Je l'entendis, avec surprise, rire à gorge déployée. Puis une fois calmé, ses yeux moqueurs se fixèrent aux miens.
-Je t'apprécie vraiment, humain. Sais-tu que durant ces longs jours sous ta surveillance, je t'ai observé ?
Quoi ?
-J'ai acquis assez d'informations pour faire un portrait de toi. Tu es droit, tu prends à cœur ton travail et le commandement de tes hommes, et même si tu aimes ta position et que tu as les privilèges des sangs nobles, tu n'es pas heureux. Tu te rends compte que cette manière dont le peuple, dont tes hommes sont traités, n'est pas juste. Tu perçois le monde tel qu'il est réellement et tu ne le comprends pas. Et surtout, tu t'emploies à cacher tes véritables désirs... Crois-tu que je ne me suis pas aperçu de tes regards sur moi lorsque j'étais dénudé, faisant ma toilette ? J'ai senti le désir réchauffer ton corps glacé et les battements de ton cœur s'emballer.
À ces mots, je ne pus empêcher mes joues de se colorer légèrement. Quelle arrogance ! Ce long voyage avait-il échauffé mes désirs frustrés plus que je ne le pensais ? Cela faisait si longtemps que je n'avais pas senti la chaleur d'un homme contre mon corps...
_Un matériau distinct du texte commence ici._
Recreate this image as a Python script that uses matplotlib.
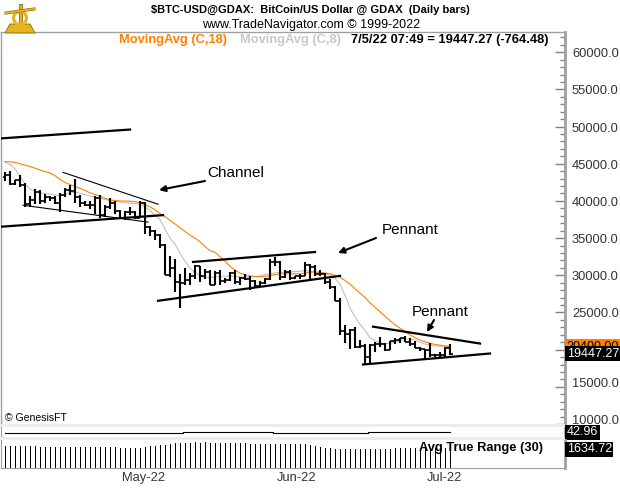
import matplotlib
matplotlib.use('Agg')
import matplotlib.pyplot as plt
import numpy as np
from matplotlib.patches import Polygon, Rectangle, Circle

plt.rcParams['font.family'] = ['Liberation Sans', 'DejaVu Sans']

W, H = 620, 488

# daily bars, 7 Apr 2022 .. 5 Jul 2022
opens = [43170, 43450, 42260, 42760, 42160, 39530, 40080, 41150, 39940, 40560,
         40390, 39680, 40800, 41500, 41370, 40480, 39710, 39460, 39450, 40430,
         38120, 39240, 39740, 38600, 37640, 38470, 38520, 37730, 39700, 36550,
         36020, 35470, 34040, 30080, 31020, 29090, 28940, 29300, 29870, 31300,
         29860, 30430, 28700, 30290, 29200, 29430, 30280, 29100, 29650, 29540,
         29200, 28620, 29020, 29470, 31720, 31790, 29800, 30450, 29700, 29860,
         29910, 31370, 31130, 30200, 30110, 29080, 28420, 26580, 22480, 22140,
         22580, 20380, 20470, 19000, 20560, 20710, 20720, 19970, 21100, 21230,
         21500, 21030, 20730, 20260, 20100, 19940, 19290, 19250, 19300, 20212]
highs = [43900, 43970, 42800, 43420, 42420, 40700, 41550, 41500, 40870, 40710,
         40600, 41120, 41760, 42200, 42980, 40800, 39990, 39940, 40620, 40800,
         39460, 40370, 39930, 38800, 38650, 39160, 38640, 39960, 39840, 36650,
         36130, 35500, 34250, 32600, 32180, 30150, 31000, 30300, 31400, 31300,
         30780, 30660, 30520, 30750, 29630, 30460, 30650, 29830, 30190, 29850,
         29370, 29240, 29600, 32200, 32400, 31970, 30660, 30660, 29960, 30160,
         31760, 31580, 31320, 30650, 30350, 29440, 28550, 26880, 23350, 22750,
         22980, 21360, 20760, 20790, 21000, 21720, 20880, 21210, 21530, 21600,
         21870, 21520, 21190, 20420, 20140, 20870, 19430, 19640, 20340, 20700]
lows = [42730, 42110, 42130, 41870, 39200, 39250, 39560, 39550, 39770, 40020,
        39550, 38540, 40580, 40820, 39750, 39170, 39290, 38930, 38200, 37700,
        37880, 38880, 38200, 37600, 37390, 38050, 37520, 37680, 35580, 35280,
        34780, 33730, 30040, 29760, 27780, 25600, 28700, 28650, 29500, 29100,
        29470, 28660, 28670, 28730, 28950, 29240, 28860, 28640, 29320, 28020,
        28250, 28560, 28830, 29300, 31200, 29330, 29600, 29300, 29480, 29520,
        29880, 29220, 29860, 29960, 28860, 28100, 26580, 21950, 20850, 20080,
        20230, 20250, 17950, 17950, 19630, 20360, 19800, 19900, 20740, 20900,
        20970, 20510, 20200, 19850, 18630, 18960, 19000, 18950, 19050, 19300]
closes = [43450, 42260, 42760, 42160, 39530, 40080, 41150, 39940, 40560, 40390,
          39680, 40800, 41500, 41370, 40480, 39710, 39460, 39450, 40430, 38120,
          39240, 39740, 38600, 37640, 38470, 38520, 37730, 39700, 36550, 36020,
          35470, 34040, 30080, 31020, 29090, 28940, 29300, 29870, 31300, 29860,
          30430, 28700, 30290, 29200, 29430, 30280, 29100, 29650, 29540, 29200,
          28620, 29020, 29470, 31720, 31790, 29800, 30450, 29700, 29860, 29910,
          31370, 31130, 30200, 30110, 29080, 28420, 26580, 22480, 22140, 22580,
          20380, 20470, 19000, 20560, 20710, 20720, 19970, 21100, 21230, 21500,
          21030, 20730, 20260, 20100, 19940, 19290, 19250, 19300, 20212, 19447.27]

ma18 = [45300, 45250, 45200, 45000, 44800, 44650, 44400, 44150, 43950, 43750,
        43400, 42900, 42500, 42200, 41950, 41700, 41400, 41100, 40850, 40630,
        40350, 40150, 40050, 40000, 39980, 39960, 39900, 39750, 39500, 39200,
        38800, 38300, 37900, 37400, 36900, 36400, 35900, 35400, 35000, 34500,
        33900, 33300, 33100, 32500, 31900, 31200, 30700, 30300, 30050, 29920,
        29850, 29800, 29850, 29920, 30100, 30190, 30200, 30190, 30190, 30200,
        30300, 30400, 30460, 30400, 30300, 30190, 30000, 29750, 29300, 28800,
        28200, 27600, 27000, 26300, 25700, 25100, 24500, 23900, 23350, 22900,
        22450, 22000, 21600, 21300, 21050, 20850, 20700, 20600, 20500, 20400]
ma8 = [45200, 44900, 44300, 43300, 42300, 41600, 41300, 41100, 41000, 40900,
       40800, 40700, 40900, 41050, 41200, 41050, 40850, 40650, 40500, 40350,
       40200, 40050, 39950, 39850, 39750, 39700, 39650, 39500, 39200, 38700,
       38100, 37500, 36200, 35000, 34200, 33000, 31900, 31000, 30300, 29950,
       29750, 29700, 29750, 29850, 29900, 29900, 29850, 29800, 29750, 29750,
       29800, 29900, 30100, 30200, 30300, 30400, 30400, 30450, 30500, 30550,
       30600, 30550, 30450, 30300, 30200, 30050, 29600, 28800, 27300, 25600,
       24400, 23400, 22600, 21600, 21200, 20900, 20800, 20850, 21000, 21150,
       21450, 21400, 21300, 21000, 20750, 20600, 20500, 20450, 20500, 20450]

atr30 = [1770, 1765, 1760, 1760, 1770, 1765, 1760, 1755, 1750, 1750,
         1745, 1750, 1745, 1740, 1745, 1740, 1735, 1730, 1730, 1725,
         1720, 1700, 1680, 1650, 1630, 1610, 1620, 1640, 1700, 1760,
         1810, 1850, 1910, 1970, 2010, 2050, 2070, 2080, 2090, 2080,
         2090, 2080, 2085, 2080, 2075, 2070, 2060, 2050, 2020, 2000,
         1990, 1990, 1980, 1990, 1990, 1995, 1990, 1980, 1970, 1960,
         1950, 1900, 1820, 1740, 1660, 1600, 1560, 1540, 1530, 1530,
         1520, 1530, 1540, 1550, 1560, 1570, 1580, 1590, 1600, 1610,
         1620, 1625, 1630, 1630, 1635, 1635, 1630, 1635, 1635, 1634.72]

ind = [41.6] * 36 + [43.2] * 18 + [41.6] * 19 + [42.96] * 17

# drawn trend lines: (bar0, price0, bar1, price1)
thick_lines = [(-1, 48400, 25, 49600),
               (-1, 36520, 31.6, 38090),
               (37.6, 31790, 62, 33130),
               (30.6, 26570, 67, 29920),
               (73.6, 23090, 95, 20820),
               (71.6, 18000, 97, 19480)]
thin_lines = [(11.6, 43840, 30.6, 39560),
              (3.6, 39420, 28.6, 37150)]

month_pos = [24, 55, 85]
month_lbl = ['May-22', 'Jun-22', 'Jul-22']
yticks = list(range(10000, 60001, 5000))

idx = np.arange(len(closes))
fig = plt.figure(figsize=(W / 100, H / 100), dpi=100)


def px_axes(x0, y0, x1, y1):
    return fig.add_axes([x0 / W, 1 - y1 / H, (x1 - x0) / W, (y1 - y0) / H])


def fp(x, y):
    return (x, H - y)


grey = '#a0a0a0'

# ---- price panel
ax = px_axes(1, 32, 565, 424)
ax.set_xlim(-0.8, 112)
ax.set_ylim(10241, 62718)
ax.plot(idx, ma8, color='#c0c0c0', lw=0.8, zorder=2)
ax.plot(idx, ma18, color='#ff8000', lw=0.8, zorder=2)
ax.vlines(idx, lows, highs, colors='black', lw=1.5, zorder=3)
ax.hlines(opens, idx - 0.5, idx, colors='black', lw=1.2, zorder=3)
ax.hlines(closes, idx, idx + 0.5, colors='black', lw=1.2, zorder=3)
for b0, p0, b1, p1 in thick_lines:
    ax.plot([b0, b1], [p0, p1], color='black', lw=1.6, zorder=4)
for b0, p0, b1, p1 in thin_lines:
    ax.plot([b0, b1], [p0, p1], color='black', lw=0.8, zorder=4)

ax.set_xticks([])
ax.yaxis.set_ticks_position('right')
ax.set_yticks(yticks)
ax.set_yticks(range(11000, 62001, 1000), minor=True)
ax.tick_params(axis='y', which='major', direction='in', length=7, width=1,
               color='#808080', labelright=False)
ax.tick_params(axis='y', which='minor', direction='in', length=3.5, width=1,
               color='#808080')
for s in ['top', 'left']:
    ax.spines[s].set_color(grey)
    ax.spines[s].set_linewidth(1)
ax.spines['right'].set_color(grey)
ax.spines['right'].set_linewidth(2)
ax.spines['bottom'].set_visible(False)

for v in yticks:
    if v == 20000:
        continue
    dy = {15000: 1.8, 10000: 2.0}.get(v, -1.4)
    ax.annotate(f'{v:.1f}', xy=(1, v), xycoords=('axes fraction', 'data'),
                xytext=(5, dy), textcoords='offset points', va='center',
                ha='left', fontsize=9.3, color='#333333')

ax.annotate(f'{ma18[-1]:.2f}', xy=(1, ma18[-1]), xycoords=('axes fraction', 'data'),
            xytext=(1.2, 0), textcoords='offset points', va='center', ha='left',
            fontsize=9, color='black',
            bbox=dict(boxstyle='square,pad=0.12', fc='#ff8000', ec='none'))
ax.annotate(f'{closes[-1]:.2f}', xy=(1, closes[-1]), xycoords=('axes fraction', 'data'),
            xytext=(1.2, 0), textcoords='offset points', va='center', ha='left',
            fontsize=9, color='white',
            bbox=dict(boxstyle='square,pad=0.12', fc='black', ec='none'))

# ---- small indicator panel
ax2 = px_axes(1, 427, 565, 437)
ax2.set_xlim(-0.8, 112)
ax2.set_ylim(33, 53)
ax2.step(idx, ind, where='mid', color='black', lw=0.8)
ax2.set_xticks([])
ax2.set_yticks([])
for s in ['top', 'bottom']:
    ax2.spines[s].set_visible(False)
ax2.spines['left'].set_color(grey)
ax2.spines['right'].set_color(grey)
ax2.spines['right'].set_linewidth(2)
ax2.annotate(f'{ind[-1]:.2f}', xy=(1, ind[-1]), xycoords=('axes fraction', 'data'),
             xytext=(1.2, 0), textcoords='offset points', va='center', ha='left',
             fontsize=9, color='white',
             bbox=dict(boxstyle='square,pad=0.12', fc='black', ec='none'))

# ---- ATR panel
ax3 = px_axes(1, 440, 565, 468)
ax3.set_xlim(-0.8, 112)
ax3.set_ylim(0, 2290)
ax3.bar(idx, atr30, width=0.2, color='black', lw=0)
ax3.set_xticks([])
ax3.set_yticks([])
ax3.spines['top'].set_visible(False)
for s in ['left', 'bottom']:
    ax3.spines[s].set_color(grey)
ax3.spines['right'].set_color(grey)
ax3.spines['right'].set_linewidth(2)
ax3.text(0.742, 0.72, 'Avg True Range (30)', transform=ax3.transAxes,
         fontsize=9.3, fontweight='bold', ha='left', va='center')
ax3.annotate(f'{atr30[-1]:.2f}', xy=(1, atr30[-1]), xycoords=('axes fraction', 'data'),
             xytext=(1.2, -1), textcoords='offset points', va='center', ha='left',
             fontsize=9, color='white',
             bbox=dict(boxstyle='square,pad=0.12', fc='black', ec='none'))
for p, lbl in zip(month_pos, month_lbl):
    ax3.annotate(lbl, xy=(p, 0), xycoords=('data', 'axes fraction'),
                 xytext=(-2.2, -7.4), textcoords='offset points', ha='left',
                 va='center', fontsize=9.3, color='#333333')

# separators between panels
for y0 in (424, 437):
    fig.add_artist(Rectangle((0, 1 - (y0 + 3) / H), 565 / W, 3 / H,
                             transform=fig.transFigure, color='#ececec', lw=0))

# ---- header texts
fig.text(310 / W, 1 - 10 / H, '$BTC-USD@GDAX:  BitCoin/US Dollar @ GDAX  (Daily bars)',
         ha='center', va='center', fontsize=8, fontweight='bold')
fig.text(311 / W, 1 - 25 / H, 'www.TradeNavigator.com \u00a9 1999-2022',
         ha='center', va='center', fontsize=9)
fig.text(119 / W, 1 - 40 / H, 'MovingAvg (C,18)', ha='left', va='center',
         fontsize=9.3, fontweight='bold', color='#ff8000')
fig.text(240 / W, 1 - 40 / H, 'MovingAvg (C,8)', ha='left', va='center',
         fontsize=9.3, fontweight='bold', color='#c8c8c8')
fig.text(351 / W, 1 - 40 / H, '7/5/22 07:49 = 19447.27 (-764.48)', ha='left',
         va='center', fontsize=9.3, fontweight='bold')
fig.text(5 / W, 1 - 418 / H, '\u00a9 GenesisFT', ha='left', va='center', fontsize=7.6)

# ---- annotations
fig.text(207 / W, 1 - 173 / H, 'Channel', ha='left', va='center', fontsize=11)
fig.text(382 / W, 1 - 230 / H, 'Pennant', ha='left', va='center', fontsize=11)
fig.text(412 / W, 1 - 312 / H, 'Pennant', ha='left', va='center', fontsize=11)
arrow = dict(arrowstyle='-|>', color='black', lw=1.5, mutation_scale=9,
             shrinkA=0, shrinkB=0)
for tail, head in [((205, 181), (159, 190)), ((376, 238), (338, 253)),
                   ((434, 320), (427, 332))]:
    ax.annotate('', xy=fp(*head), xycoords='figure pixels',
                xytext=fp(*tail), textcoords='figure pixels', arrowprops=arrow)

# ---- logo
lg = px_axes(2, 2, 38, 35)
lg.set_xlim(2, 38)
lg.set_ylim(35, 2)
lg.axis('off')
gold, dark = '#e6b422', '#8c6a00'
lg.add_patch(Polygon([(5, 33), (35, 33), (30, 24), (10, 24)], fc=gold, ec=dark, lw=0.6))
lg.add_patch(Rectangle((18.5, 4), 3, 20, fc=gold, ec=dark, lw=0.6))
lg.add_patch(Circle((20, 18), 6.5, fc='none', ec=gold, lw=2.2))
lg.plot([6, 34], [13, 9], color=dark, lw=2.2)
lg.plot([6, 34], [13, 9], color=gold, lw=1.4)

fig.savefig('out.png', dpi=100, facecolor='white')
Non ! Impossible ! Ne te laisse pas avoir ! Oui, cet homme à l'aura effrayante était séduisant, je pouvais l'admettre. Il avait de longs cheveux blonds attachés sur la nuque, une mâchoire carrée, il était grand et possédait un regard charmeur, mais je ne désirais rien de lui ! Il avait tué un de mes hommes en pleine nuit et en traître !
-Je ne vois pas de quoi tu parles. Tu n'es qu'un meurtrier et un homme de surcroît, dis-je de manière méprisante.
Il repartit dans un éclat de rire, comme si cette situation, qui n'était pourtant pas à son avantage, l'amusait beaucoup. Je n'avais pas l'habitude de surveiller ce genre de prisonniers, et je me sentais déstabilisé. Cependant, je ne devais rien montrer.
-Nous ne sommes que tous les deux, ici. Tu n'as pas à me mentir. Tu désires les hommes, tout comme moi, humain.
Il marqua une pause durant laquelle je n'osai rien répliquer. Personne ne devait connaître mes désirs honteux, sinon le déshonneur s'abattrait sur ma famille, et je ne pouvais pas le permettre. S'il fallait tuer cet homme pour préserver les miens, alors je le ferai. Après tout, soit il mourra de mes mains, soit de celles du bourreau, son destin était désormais tracé.
-Je consens à être le premier à me montrer honnête afin que tu fasses de même, reprit-il. Bien avant que tu me trouves cette nuit-là, je t'avais déjà remarqué en Russie. Alors que tu étais avec tes hommes, mes yeux se sont posés sur toi, et j'ai commencé à t'observer. Tu as fait preuve de courage durant la bataille à laquelle j'ai assisté, et malgré ton rang élevé évident, tu n'as pas hésité à aller au combat avec tes soldats. Mais surtout, et c'est ce qui m'a frappé, tu cherchais si tu le pouvais, à préserver la vie de tes hommes, ce qui est rare... Et ce qui ne gâche rien, tu es très bel homme, humain. Oui, j'en suis persuadé, tu es celui que je cherche depuis longtemps, et je ne te laisserai pas m'échapper, termina-t-il d'une voix qui avait perdu son intonation rieuse et insouciante.
Sur ces derniers mots étranges, qui me laissèrent pantois, les bougies éclairant cet endroit lugubre s'éteignirent brusquement, me plongeant seul dans l'obscurité avec cet homme dangereux. C'est alors que j'entendis un énorme fracas. Mais avant que je ne puisse réagir, quelque chose me plaqua violemment sur le sol et les ténèbres s'emparèrent de moi...
*La bataille entre l’armée française et les armées russes a eu lieu près de la rivière Bérézina.